What is Unsafe Rust and Why is it Necessary?
Rust typically follows the principle of "zero-cost abstractions," meaning high-level language features are combined with low-level control. While this usually keeps the language safe, there are cases where the constraints of safety need to be overcome. This is where Unsafe Rust comes in. Unsafe blocks tell the compiler that a certain code block is not safe, and it's the responsibility of the programmer.
Using Unsafe Blocks and Risks
Unsafe blocks are generally used in two main situations: memory manipulation and direct system calls. These blocks allow programmers to take control over safety by directly manipulating memory or performing system-level operations. However, with great power comes great responsibility. Mistakes such as exceeding memory bounds or inadvertently creating security vulnerabilities can lead to unexpected behavior in the program.
Example Scenarios: Memory Manipulation and System Calls
Memory Manipulation:
fn main() {
let mut data: Vec<u8> = vec![1, 2, 3, 4];
let raw_ptr = data.as_mut_ptr();
unsafe {
// Direct memory manipulation
*raw_ptr.offset(2) = 42;
}
println!("{:?}", data); // [1, 2, 42, 4]
}
System Calls:
#[cfg(target_os = "linux")]
fn main() {
unsafe {
// Linux system call
libc::puts("Hello, Unsafe Rust!\0".as_ptr() as *const i8);
}
}
Balancing Security and Performance
The use of Unsafe Rust requires a balance. Bypassing safety rules can enhance performance, but it also creates an environment where errors can more easily occur. An advanced Rust programmer should be able to use unsafe blocks correctly and safely, understanding the potential risks associated with their usage.

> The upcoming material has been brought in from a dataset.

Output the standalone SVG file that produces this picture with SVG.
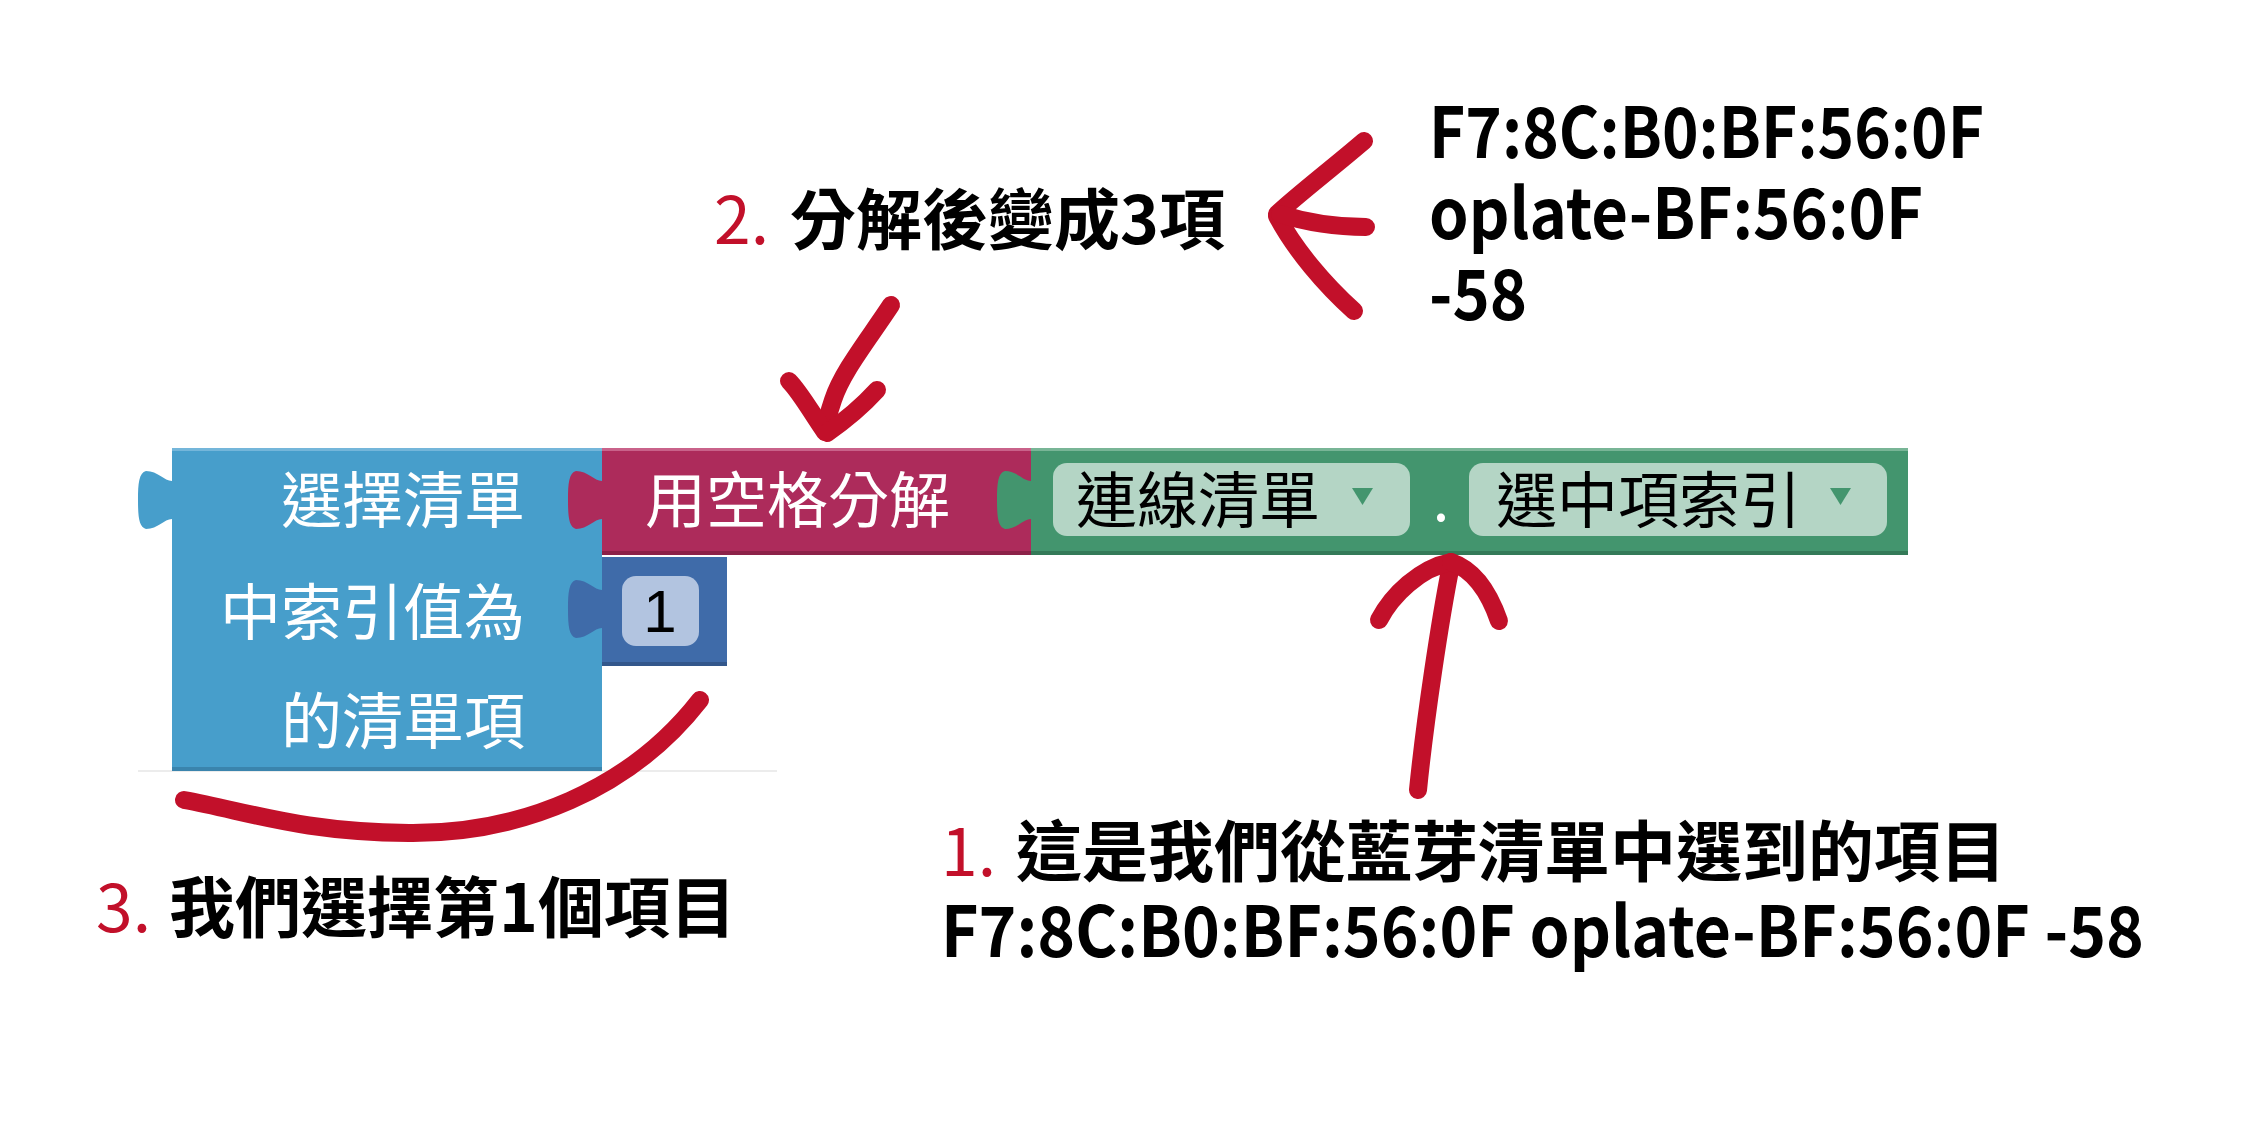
<svg xmlns="http://www.w3.org/2000/svg" width="2244" height="1122" viewBox="0 0 2244 1122">
<style>
.blk{font-family:"Noto Sans CJK TC","Noto Sans CJK SC",sans-serif;font-size:61px;fill:#ffffff}
.fld{font-family:"Noto Sans CJK TC","Noto Sans CJK SC",sans-serif;font-size:61px;fill:#000000}
.ann{font-family:"Noto Sans CJK TC","Noto Sans CJK SC",sans-serif;font-size:66px;font-weight:700;fill:#000000}
.lat{font-family:"Noto Sans CJK TC","Noto Sans CJK SC",sans-serif;font-size:70px;font-weight:700;fill:#000000}
.idx{fill:#c2102a;font-weight:400}
.red{fill:none;stroke:#c2102a;stroke-width:18;stroke-linecap:round;stroke-linejoin:round}
</style>
<defs>
<path id="tab" d="M0,10 C-8,10 -14,0 -26,0 C-33,2 -34,12 -34,29 C-34,46 -33,56 -26,58 C-14,58 -8,48 0,48 Z"/>
</defs>
<rect width="2244" height="1122" fill="#ffffff"/>
<line x1="138" y1="771" x2="777" y2="771" stroke="#ececec" stroke-width="2"/>

<g id="block-select-list-item">
<rect x="172" y="448" width="430" height="323" fill="#479ecb"/>
<rect x="172" y="448" width="430" height="3" fill="#74b6da"/>
<rect x="172" y="767" width="430" height="4" fill="#3a84ad"/>
<use href="#tab" x="172" y="471" fill="#479ecb"/>
<text class="blk" x="525" y="523" text-anchor="end">選擇清單</text>
<text class="blk" x="525" y="635" text-anchor="end">中索引值為</text>
<text class="blk" x="525" y="744" text-anchor="end">的清單項</text>
</g>

<g id="block-split">
<rect x="602" y="448" width="429" height="107" fill="#ad2b5b"/>
<rect x="602" y="448" width="429" height="3" fill="#c9628a"/>
<rect x="602" y="551" width="429" height="4" fill="#8c2148"/>
<use href="#tab" x="602" y="471" fill="#ad2b5b"/>
<text class="blk" x="645" y="523">用空格分解</text>
</g>

<g id="block-number">
<rect x="602" y="557" width="125" height="109" fill="#3f6ba9"/>
<rect x="602" y="662" width="125" height="4" fill="#33578b"/>
<use href="#tab" x="602" y="580" fill="#3f6ba9"/>
<rect x="622" y="576" width="77" height="70" rx="14" fill="#b2c4e0"/>
<text x="660" y="632" text-anchor="middle" font-family="Liberation Sans, sans-serif" font-size="60" fill="#000">1</text>
</g>

<g id="block-listpicker">
<rect x="1031" y="448" width="877" height="107" fill="#43956e"/>
<rect x="1031" y="448" width="877" height="3" fill="#78b596"/>
<rect x="1031" y="551" width="877" height="4" fill="#347a58"/>
<use href="#tab" x="1031" y="471" fill="#43956e"/>
<rect x="1053" y="463" width="357" height="73" rx="14" fill="#b4d5c5"/>
<text class="fld" x="1076" y="523">連線清單</text>
<polygon points="1352,488 1373,488 1362.5,505" fill="#43956e"/>
<text class="blk" x="1441" y="521" text-anchor="middle">.</text>
<rect x="1469" y="463" width="418" height="73" rx="14" fill="#b4d5c5"/>
<text class="fld" x="1496" y="523">選中項索引</text>
<polygon points="1830,488 1851,488 1840.5,505" fill="#43956e"/>
</g>

<g id="label-2">
<text class="ann" x="714" y="244"><tspan class="idx">2.</tspan><tspan x="790">分解後變成3項</tspan></text>
</g>
<g id="label-mac">
<text class="lat" x="1429" y="158" textLength="555" lengthAdjust="spacingAndGlyphs">F7:8C:B0:BF:56:0F</text>
<text class="lat" x="1429" y="239" textLength="494" lengthAdjust="spacingAndGlyphs">oplate-BF:56:0F</text>
<text class="lat" x="1429" y="320" textLength="98" lengthAdjust="spacingAndGlyphs">-58</text>
</g>
<g id="label-1">
<text class="ann" x="941" y="876"><tspan class="idx">1.</tspan><tspan x="1016">這是我們從藍芽清單中選到的項目</tspan></text>
<text class="lat" x="941" y="957" textLength="1203" lengthAdjust="spacingAndGlyphs">F7:8C:B0:BF:56:0F oplate-BF:56:0F -58</text>
</g>
<g id="label-3">
<text class="ann" x="96" y="932"><tspan class="idx">3.</tspan><tspan x="169">我們選擇第1個項目</tspan></text>
</g>

<g id="connectors">
<path class="red" d="M891,305 C868,340 842,372 833,400 C829,412 826,422 825,430"/>
<path class="red" d="M789,381 C800,392 813,415 825,432"/>
<path class="red" d="M877,390 C866,402 846,420 827,433"/>
<path class="red" d="M1364,141 C1330,170 1296,196 1277,214"/>
<path class="red" d="M1277,216 C1295,250 1325,285 1354,311"/>
<path class="red" d="M1280,214 C1305,222 1335,227 1366,227"/>
<path class="red" d="M1418,790 C1425,720 1440,620 1451,565"/>
<path class="red" d="M1379,620 C1392,595 1420,568 1451,562"/>
<path class="red" d="M1451,562 C1475,570 1490,595 1499,621"/>
<path class="red" stroke-width="20" d="M184,800 C250,812 300,832 409,833 C520,834 630,790 700,700"/>
</g>
</svg>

Conclusion: Conscious and Responsible Use
Unsafe Rust is a powerful tool, but wielding this power requires programmers to be conscious and responsible. An advanced Rust programmer should find the right balance between security and performance, use unsafe code when necessary, and exercise caution. This way, the safety-oriented nature of Rust can be maintained while benefiting from the performance advantages it offers.